What then does the Apostle say about gender roles? A closer look at the original Greek of the Galatians passage reveals that when Paul speaks about men and women being ‘one,’ that ‘one’ is not neuter, but masculine. We are not just one gender-less community, or body. Instead, the context of the verses suggests that we are one son in Christ. And as a son in the ancient Near East would inherit his father’s fortune (not the daughter or the children generally), so too do we inherit the promises made to Abraham. Again, the point is theological: our spiritual gender is masculine because we are heirs.
But it gets more interesting yet when we examine another passage—Ephesians 5:21-33—in which St. Paul declares that “the husband is the head of the wife as Christ is the head of the church, his body, and is himself its Savior. As the church is subject to Christ, so let wives also be subject in everything to their husbands. Husbands, love your wives, as Christ loved the church and gave himself up for her…”

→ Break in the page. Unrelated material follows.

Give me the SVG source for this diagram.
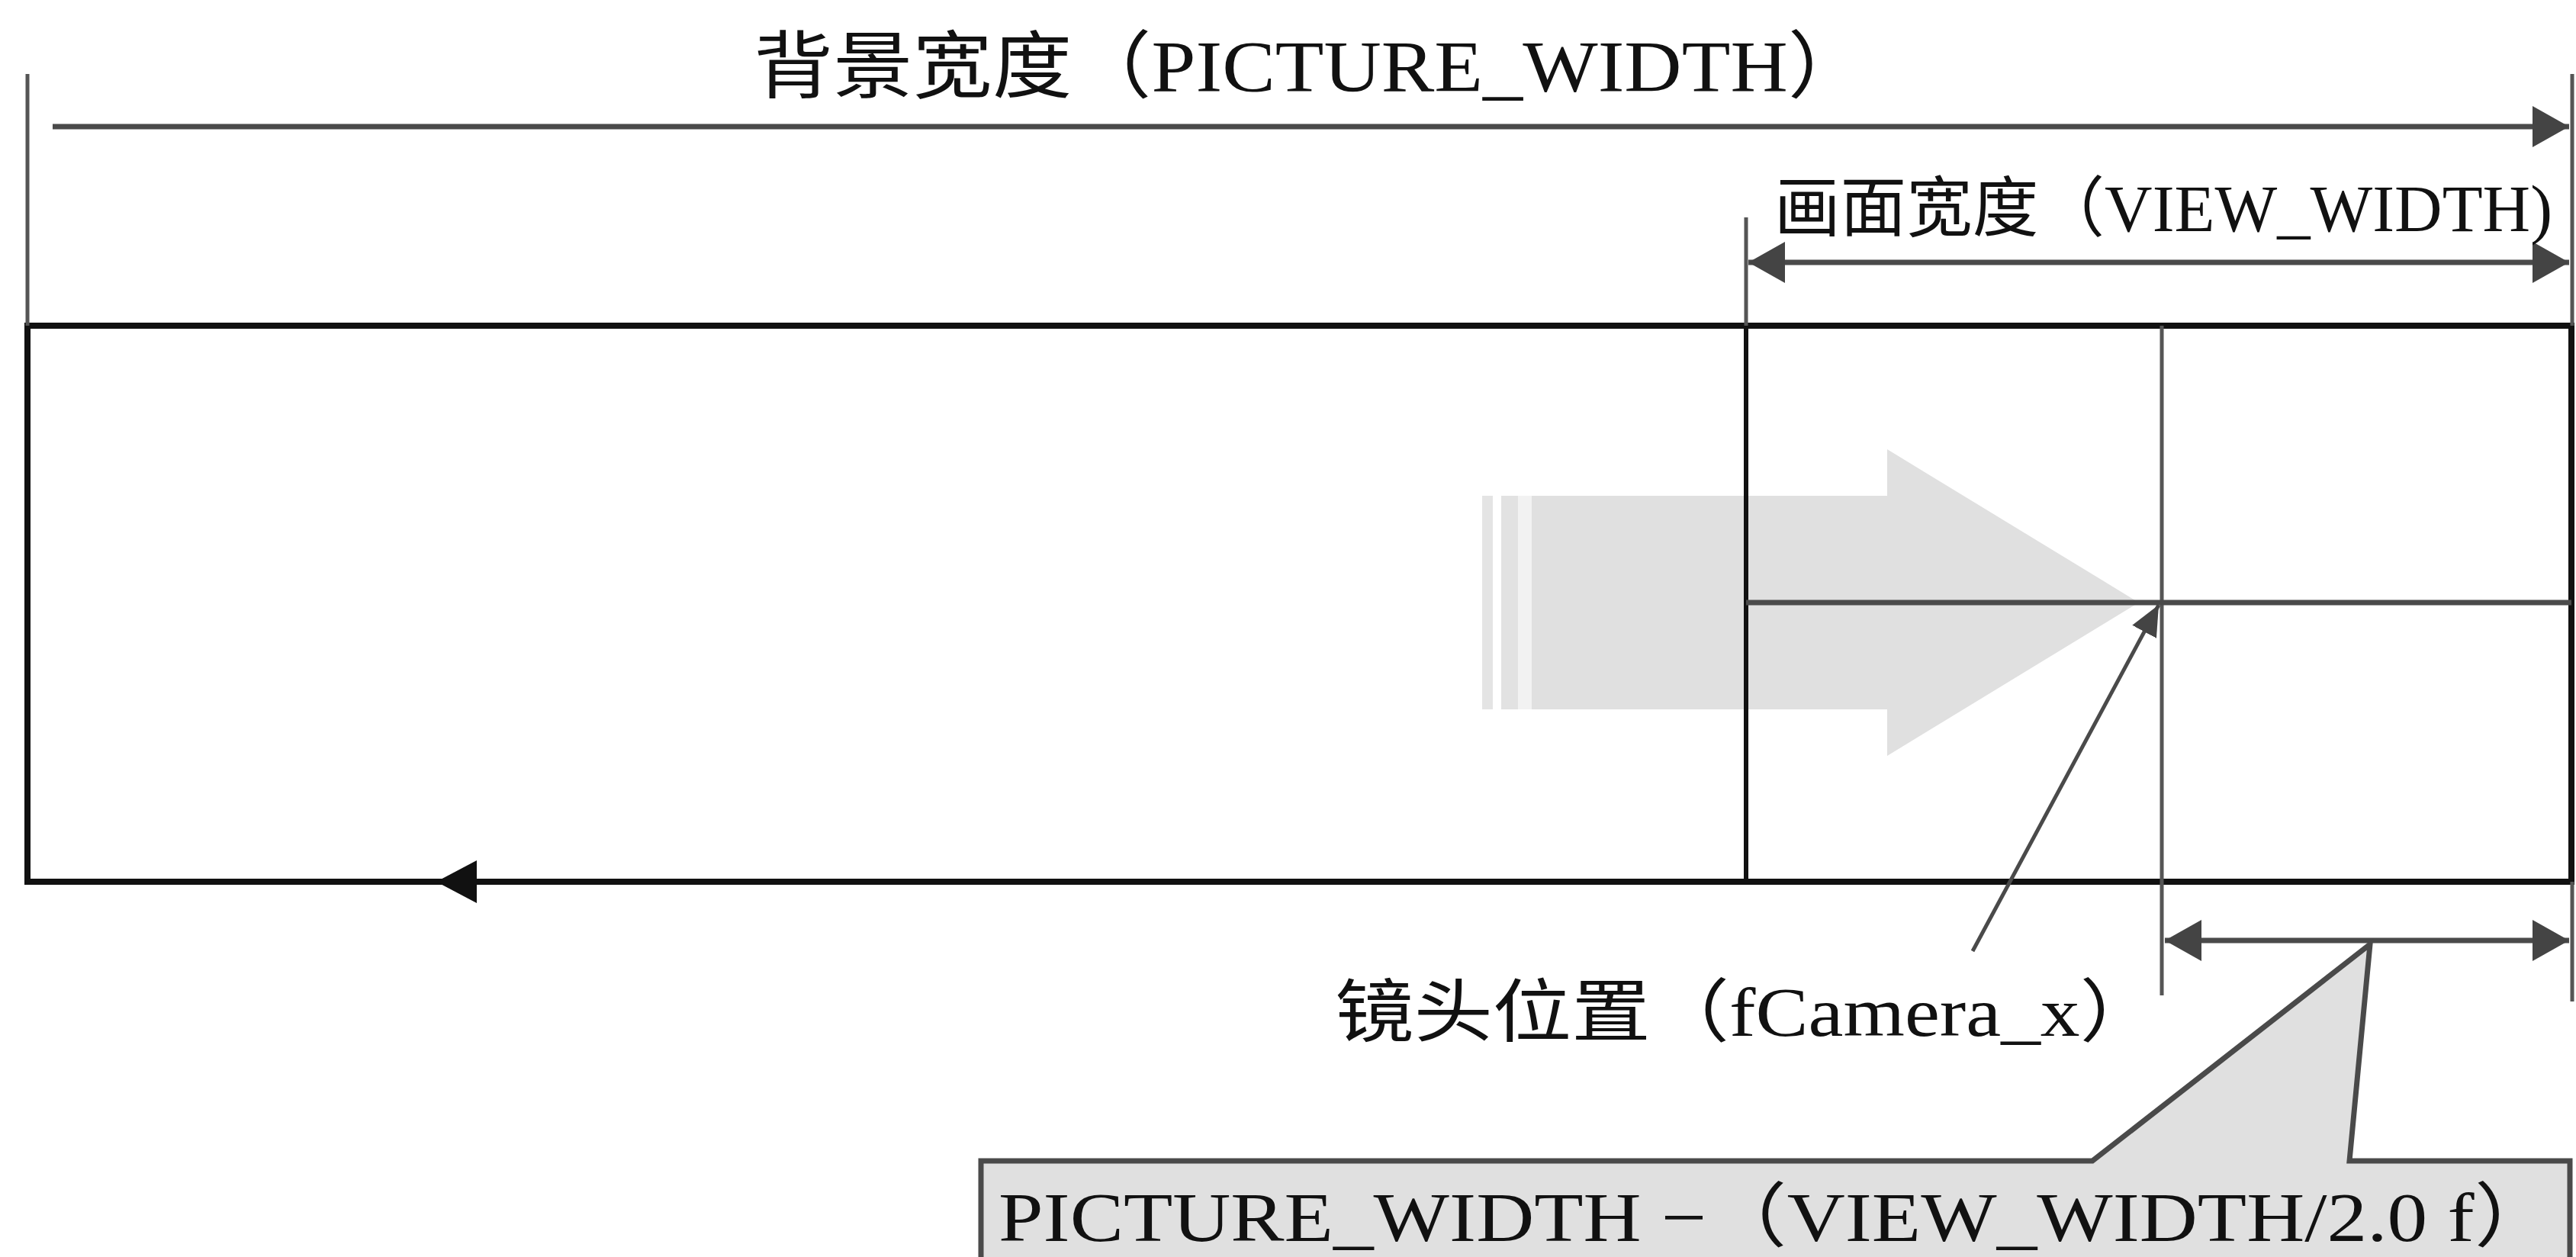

As others have pointed out, St. Paul seems to contradict himself. If there is “neither male nor female,” why the exhortation for women to be subject to their husbands? The inconsistency, however, is only skin deep. Later in the passage, Saint Paul says, “This mystery is a profound one, and I am saying that it refers to Christ and the church.” In other words, the marital gender roles he has described exist to proclaim the relationship between God and His people. God is seen in masculine terms, as the husband who loves his wife by giving His life for her. Humanity, by contrast, is seen in feminine terms, as the wife who is subject to and obeys her husband—God in Christ.
So we begin to see a pattern. St. Paul speaks of God’s love in terms of the transcendence of male and female sexes. He expresses our common inheritance of God’s kingdom through a masculine gender role. And he renders our intimate relationship with God as a feminine gender role. In other words, for St. Paul, sex and gender do exist as objective human realities, but not as ends in themselves. Instead, sex and gender are ways to proclaim the meaning of God’s love for us and our love for Him.
If Christians are going to continue to grasp the full significance of these divine realities, we must also continue to uphold both sexual and gender distinctions in our daily lives and relationships. How those distinctions play themselves out exactly will vary in different times, places and circumstances; however, the distinctions must exist, for Christians at least, in a form consistent with spirit of the apostles’ original teaching.
Without this apostolic conviction of male and female, masculine and feminine, Christians have no real scriptural basis for understanding what God has done in Christ, and the Gospel loses its historical power and meaning. With them, we can continue to grow in the divine realities of which sexual and gender differences speak—so life-giving to our souls.